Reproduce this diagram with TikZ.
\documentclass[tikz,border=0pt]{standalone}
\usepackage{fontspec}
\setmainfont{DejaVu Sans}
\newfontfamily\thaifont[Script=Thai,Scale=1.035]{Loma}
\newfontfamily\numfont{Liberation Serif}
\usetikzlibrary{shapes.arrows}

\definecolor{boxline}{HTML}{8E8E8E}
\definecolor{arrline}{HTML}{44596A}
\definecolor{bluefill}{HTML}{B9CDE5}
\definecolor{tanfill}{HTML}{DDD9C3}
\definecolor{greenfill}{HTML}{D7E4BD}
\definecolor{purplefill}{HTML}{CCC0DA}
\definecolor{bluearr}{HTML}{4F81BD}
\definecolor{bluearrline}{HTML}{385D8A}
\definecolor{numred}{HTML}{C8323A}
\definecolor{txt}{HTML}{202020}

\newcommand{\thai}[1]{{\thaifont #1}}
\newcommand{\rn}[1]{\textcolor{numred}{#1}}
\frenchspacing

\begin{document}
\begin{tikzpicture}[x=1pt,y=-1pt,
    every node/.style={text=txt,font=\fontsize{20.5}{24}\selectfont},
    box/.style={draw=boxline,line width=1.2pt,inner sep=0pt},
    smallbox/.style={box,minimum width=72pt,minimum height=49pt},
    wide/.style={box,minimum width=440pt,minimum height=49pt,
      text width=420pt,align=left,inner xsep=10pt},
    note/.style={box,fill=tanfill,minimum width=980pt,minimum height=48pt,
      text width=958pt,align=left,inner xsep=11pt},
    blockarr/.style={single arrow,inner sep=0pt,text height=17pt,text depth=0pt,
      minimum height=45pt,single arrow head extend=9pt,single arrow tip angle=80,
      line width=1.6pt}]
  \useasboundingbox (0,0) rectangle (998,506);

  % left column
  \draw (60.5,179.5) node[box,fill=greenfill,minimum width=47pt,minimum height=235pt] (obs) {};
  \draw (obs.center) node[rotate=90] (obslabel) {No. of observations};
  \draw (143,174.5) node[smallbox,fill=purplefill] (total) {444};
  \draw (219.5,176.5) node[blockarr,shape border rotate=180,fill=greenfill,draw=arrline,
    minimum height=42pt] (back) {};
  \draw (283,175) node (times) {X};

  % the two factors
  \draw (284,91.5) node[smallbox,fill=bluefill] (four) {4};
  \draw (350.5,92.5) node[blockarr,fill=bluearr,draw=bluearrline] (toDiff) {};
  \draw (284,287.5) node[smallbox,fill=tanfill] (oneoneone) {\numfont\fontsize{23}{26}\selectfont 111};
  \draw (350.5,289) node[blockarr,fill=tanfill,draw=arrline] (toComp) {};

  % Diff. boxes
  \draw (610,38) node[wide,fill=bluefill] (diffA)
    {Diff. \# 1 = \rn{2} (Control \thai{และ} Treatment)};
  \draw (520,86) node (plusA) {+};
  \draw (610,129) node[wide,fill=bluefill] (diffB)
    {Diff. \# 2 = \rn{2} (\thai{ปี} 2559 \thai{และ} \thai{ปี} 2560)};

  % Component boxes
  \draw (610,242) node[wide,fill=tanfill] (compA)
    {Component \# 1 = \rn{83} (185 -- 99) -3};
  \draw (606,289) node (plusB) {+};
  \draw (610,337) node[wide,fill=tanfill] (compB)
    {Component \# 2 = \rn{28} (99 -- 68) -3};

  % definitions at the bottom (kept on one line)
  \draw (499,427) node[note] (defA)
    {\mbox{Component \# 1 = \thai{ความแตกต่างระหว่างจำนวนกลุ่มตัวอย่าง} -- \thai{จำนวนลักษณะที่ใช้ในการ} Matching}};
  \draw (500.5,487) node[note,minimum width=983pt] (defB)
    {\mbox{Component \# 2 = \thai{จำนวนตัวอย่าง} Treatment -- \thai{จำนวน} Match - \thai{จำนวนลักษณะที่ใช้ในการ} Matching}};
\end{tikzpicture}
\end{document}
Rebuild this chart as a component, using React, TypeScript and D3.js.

———

THE TASK →
Copy every line of the material, please, keeping it exactly the same.

FULL RESPONSE →
Reproduce this diagram with TikZ.
\documentclass[tikz,border=0pt]{standalone}
\usepackage{fontspec}
\setmainfont{DejaVu Sans}
\newfontfamily\thaifont[Script=Thai,Scale=1.035]{Loma}
\newfontfamily\numfont{Liberation Serif}
\usetikzlibrary{shapes.arrows}

\definecolor{boxline}{HTML}{8E8E8E}
\definecolor{arrline}{HTML}{44596A}
\definecolor{bluefill}{HTML}{B9CDE5}
\definecolor{tanfill}{HTML}{DDD9C3}
\definecolor{greenfill}{HTML}{D7E4BD}
\definecolor{purplefill}{HTML}{CCC0DA}
\definecolor{bluearr}{HTML}{4F81BD}
\definecolor{bluearrline}{HTML}{385D8A}
\definecolor{numred}{HTML}{C8323A}
\definecolor{txt}{HTML}{202020}

\newcommand{\thai}[1]{{\thaifont #1}}
\newcommand{\rn}[1]{\textcolor{numred}{#1}}
\frenchspacing

\begin{document}
\begin{tikzpicture}[x=1pt,y=-1pt,
    every node/.style={text=txt,font=\fontsize{20.5}{24}\selectfont},
    box/.style={draw=boxline,line width=1.2pt,inner sep=0pt},
    smallbox/.style={box,minimum width=72pt,minimum height=49pt},
    wide/.style={box,minimum width=440pt,minimum height=49pt,
      text width=420pt,align=left,inner xsep=10pt},
    note/.style={box,fill=tanfill,minimum width=980pt,minimum height=48pt,
      text width=958pt,align=left,inner xsep=11pt},
    blockarr/.style={single arrow,inner sep=0pt,text height=17pt,text depth=0pt,
      minimum height=45pt,single arrow head extend=9pt,single arrow tip angle=80,
      line width=1.6pt}]
  \useasboundingbox (0,0) rectangle (998,506);

  % left column
  \draw (60.5,179.5) node[box,fill=greenfill,minimum width=47pt,minimum height=235pt] (obs) {};
  \draw (obs.center) node[rotate=90] (obslabel) {No. of observations};
  \draw (143,174.5) node[smallbox,fill=purplefill] (total) {444};
  \draw (219.5,176.5) node[blockarr,shape border rotate=180,fill=greenfill,draw=arrline,
    minimum height=42pt] (back) {};
  \draw (283,175) node (times) {X};

  % the two factors
  \draw (284,91.5) node[smallbox,fill=bluefill] (four) {4};
  \draw (350.5,92.5) node[blockarr,fill=bluearr,draw=bluearrline] (toDiff) {};
  \draw (284,287.5) node[smallbox,fill=tanfill] (oneoneone) {\numfont\fontsize{23}{26}\selectfont 111};
  \draw (350.5,289) node[blockarr,fill=tanfill,draw=arrline] (toComp) {};

  % Diff. boxes
  \draw (610,38) node[wide,fill=bluefill] (diffA)
    {Diff. \# 1 = \rn{2} (Control \thai{และ} Treatment)};
  \draw (520,86) node (plusA) {+};
  \draw (610,129) node[wide,fill=bluefill] (diffB)
    {Diff. \# 2 = \rn{2} (\thai{ปี} 2559 \thai{และ} \thai{ปี} 2560)};

  % Component boxes
  \draw (610,242) node[wide,fill=tanfill] (compA)
    {Component \# 1 = \rn{83} (185 -- 99) -3};
  \draw (606,289) node (plusB) {+};
  \draw (610,337) node[wide,fill=tanfill] (compB)
    {Component \# 2 = \rn{28} (99 -- 68) -3};

  % definitions at the bottom (kept on one line)
  \draw (499,427) node[note] (defA)
    {\mbox{Component \# 1 = \thai{ความแตกต่างระหว่างจำนวนกลุ่มตัวอย่าง} -- \thai{จำนวนลักษณะที่ใช้ในการ} Matching}};
  \draw (500.5,487) node[note,minimum width=983pt] (defB)
    {\mbox{Component \# 2 = \thai{จำนวนตัวอย่าง} Treatment -- \thai{จำนวน} Match - \thai{จำนวนลักษณะที่ใช้ในการ} Matching}};
\end{tikzpicture}
\end{document}
Rebuild this chart as a component, using React, TypeScript and D3.js.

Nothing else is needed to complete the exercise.